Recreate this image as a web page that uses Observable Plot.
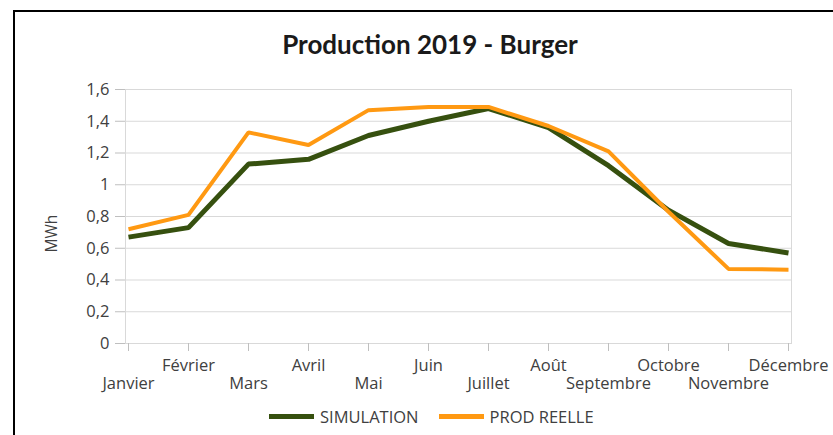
<!DOCTYPE html>
<html>
<head>
<meta charset="utf-8">
<script src="https://cdn.jsdelivr.net/npm/d3@7"></script>
<script src="https://cdn.jsdelivr.net/npm/@observablehq/plot@0.6"></script>
<style>
  html, body { margin: 0; padding: 0; background: #fff; }
  #wrap { position: relative; width: 833px; height: 435px; overflow: hidden; font-family: "Open Sans", Lato, sans-serif; }
  #border { position: absolute; left: 13px; top: 10px; width: 900px; height: 500px; border-left: 2px solid #000; border-top: 2px solid #000; }
  #title { position: absolute; left: 0; width: 860px; top: 29px; line-height: 1.2; text-align: center; font-family: Lato, sans-serif; font-size: 26px; font-weight: bold; color: #1a1a1a; }
  #legend { position: absolute; left: 269px; top: 405px; height: 22px; display: flex; align-items: center; font-size: 16.5px; color: #404040; }
  .sw { display: inline-block; width: 45px; height: 5px; margin-right: 6px; }
  #chart { position: absolute; left: 0; top: 0; }
</style>
</head>
<body>
<div id="wrap">
  <div id="border"></div>
  <div id="chart"></div>
  <div id="title">Production 2019 - Burger</div>
  <div id="legend"></div>
</div>
<script>
const months = ["Janvier","Février","Mars","Avril","Mai","Juin","Juillet","Août","Septembre","Octobre","Novembre","Décembre"];
const simulation = [0.67,0.73,1.13,1.16,1.31,1.40,1.48,1.36,1.12,0.84,0.63,0.57];
const prodReelle = [0.72,0.81,1.33,1.25,1.47,1.49,1.49,1.37,1.21,0.83,0.47,0.465];
const yTicks = [0,0.2,0.4,0.6,0.8,1,1.2,1.4,1.6];
const seriesNames = ["SIMULATION","PROD REELLE"];
const seriesColors = ["#36500f","#ff9912"];

const data = [];
months.forEach((m,i) => {
  data.push({month: m, series: seriesNames[0], value: simulation[i]});
  data.push({month: m, series: seriesNames[1], value: prodReelle[i]});
});
const fmt = d => String(d).replace(".", ",");
const upper = months.filter((m,i) => i % 2 === 1);
const lower = months.filter((m,i) => i % 2 === 0);
const font = "'Open Sans', sans-serif";

const chart = Plot.plot({
  width: 833,
  height: 435,
  marginLeft: 125,
  marginRight: 42,
  marginTop: 89,
  marginBottom: 92,
  style: {fontFamily: font, fontSize: "16px", color: "#404040", background: "transparent"},
  x: {type: "point", domain: months, padding: 0, label: null},
  y: {domain: [0, 1.6], label: null},
  marks: [
    Plot.gridY(yTicks, {stroke: "#d9d9d9", strokeOpacity: 1}),
    Plot.frame({stroke: "#d9d9d9"}),
    Plot.axisY(yTicks, {label: null, tickFormat: fmt, tickSize: 10, tickPadding: 6, stroke: "#bfbfbf", fill: "#404040", fontSize: 16.5}),
    Plot.axisX({label: null, tickSize: 8, tickFormat: () => "", stroke: "#bfbfbf"}),
    Plot.text(upper, {x: d => d, y: () => 0, dy: 22, text: d => d, fill: "#404040", fontSize: 16.5, lineAnchor: "middle"}),
    Plot.text(lower, {x: d => d, y: () => 0, dy: 40, text: d => d, fill: "#404040", fontSize: 16.5, lineAnchor: "middle"}),
    Plot.text(["MWh"], {frameAnchor: "left", dx: -73, dy: 36, rotate: -90, text: d => d, fill: "#404040", fontSize: 15.5}),
    Plot.line(data.filter(d => d.series === seriesNames[0]), {x: "month", y: "value", stroke: seriesColors[0], strokeWidth: 5, strokeLinejoin: "miter", strokeLinecap: "butt"}),
    Plot.line(data.filter(d => d.series === seriesNames[1]), {x: "month", y: "value", stroke: seriesColors[1], strokeWidth: 4, strokeLinejoin: "miter", strokeLinecap: "butt"})
  ]
});
document.getElementById("chart").appendChild(chart);

const legend = document.getElementById("legend");
seriesNames.forEach((s,i) => {
  const item = document.createElement("span");
  item.style.display = "inline-flex";
  item.style.alignItems = "center";
  item.style.marginRight = i === 0 ? "20px" : "0";
  item.innerHTML = `<span class="sw" style="background:${seriesColors[i]}"></span>${s}`;
  legend.appendChild(item);
});
</script>
</body>
</html>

□ □ □ □ □ □ □

> [Given problem]
Omit pictures; set down the rest of the material word for word.

> [Finished answer]
Recreate this image as a web page that uses Observable Plot.
<!DOCTYPE html>
<html>
<head>
<meta charset="utf-8">
<script src="https://cdn.jsdelivr.net/npm/d3@7"></script>
<script src="https://cdn.jsdelivr.net/npm/@observablehq/plot@0.6"></script>
<style>
  html, body { margin: 0; padding: 0; background: #fff; }
  #wrap { position: relative; width: 833px; height: 435px; overflow: hidden; font-family: "Open Sans", Lato, sans-serif; }
  #border { position: absolute; left: 13px; top: 10px; width: 900px; height: 500px; border-left: 2px solid #000; border-top: 2px solid #000; }
  #title { position: absolute; left: 0; width: 860px; top: 29px; line-height: 1.2; text-align: center; font-family: Lato, sans-serif; font-size: 26px; font-weight: bold; color: #1a1a1a; }
  #legend { position: absolute; left: 269px; top: 405px; height: 22px; display: flex; align-items: center; font-size: 16.5px; color: #404040; }
  .sw { display: inline-block; width: 45px; height: 5px; margin-right: 6px; }
  #chart { position: absolute; left: 0; top: 0; }
</style>
</head>
<body>
<div id="wrap">
  <div id="border"></div>
  <div id="chart"></div>
  <div id="title">Production 2019 - Burger</div>
  <div id="legend"></div>
</div>
<script>
const months = ["Janvier","Février","Mars","Avril","Mai","Juin","Juillet","Août","Septembre","Octobre","Novembre","Décembre"];
const simulation = [0.67,0.73,1.13,1.16,1.31,1.40,1.48,1.36,1.12,0.84,0.63,0.57];
const prodReelle = [0.72,0.81,1.33,1.25,1.47,1.49,1.49,1.37,1.21,0.83,0.47,0.465];
const yTicks = [0,0.2,0.4,0.6,0.8,1,1.2,1.4,1.6];
const seriesNames = ["SIMULATION","PROD REELLE"];
const seriesColors = ["#36500f","#ff9912"];

const data = [];
months.forEach((m,i) => {
  data.push({month: m, series: seriesNames[0], value: simulation[i]});
  data.push({month: m, series: seriesNames[1], value: prodReelle[i]});
});
const fmt = d => String(d).replace(".", ",");
const upper = months.filter((m,i) => i % 2 === 1);
const lower = months.filter((m,i) => i % 2 === 0);
const font = "'Open Sans', sans-serif";

const chart = Plot.plot({
  width: 833,
  height: 435,
  marginLeft: 125,
  marginRight: 42,
  marginTop: 89,
  marginBottom: 92,
  style: {fontFamily: font, fontSize: "16px", color: "#404040", background: "transparent"},
  x: {type: "point", domain: months, padding: 0, label: null},
  y: {domain: [0, 1.6], label: null},
  marks: [
    Plot.gridY(yTicks, {stroke: "#d9d9d9", strokeOpacity: 1}),
    Plot.frame({stroke: "#d9d9d9"}),
    Plot.axisY(yTicks, {label: null, tickFormat: fmt, tickSize: 10, tickPadding: 6, stroke: "#bfbfbf", fill: "#404040", fontSize: 16.5}),
    Plot.axisX({label: null, tickSize: 8, tickFormat: () => "", stroke: "#bfbfbf"}),
    Plot.text(upper, {x: d => d, y: () => 0, dy: 22, text: d => d, fill: "#404040", fontSize: 16.5, lineAnchor: "middle"}),
    Plot.text(lower, {x: d => d, y: () => 0, dy: 40, text: d => d, fill: "#404040", fontSize: 16.5, lineAnchor: "middle"}),
    Plot.text(["MWh"], {frameAnchor: "left", dx: -73, dy: 36, rotate: -90, text: d => d, fill: "#404040", fontSize: 15.5}),
    Plot.line(data.filter(d => d.series === seriesNames[0]), {x: "month", y: "value", stroke: seriesColors[0], strokeWidth: 5, strokeLinejoin: "miter", strokeLinecap: "butt"}),
    Plot.line(data.filter(d => d.series === seriesNames[1]), {x: "month", y: "value", stroke: seriesColors[1], strokeWidth: 4, strokeLinejoin: "miter", strokeLinecap: "butt"})
  ]
});
document.getElementById("chart").appendChild(chart);

const legend = document.getElementById("legend");
seriesNames.forEach((s,i) => {
  const item = document.createElement("span");
  item.style.display = "inline-flex";
  item.style.alignItems = "center";
  item.style.marginRight = i === 0 ? "20px" : "0";
  item.innerHTML = `<span class="sw" style="background:${seriesColors[i]}"></span>${s}`;
  legend.appendChild(item);
});
</script>
</body>
</html>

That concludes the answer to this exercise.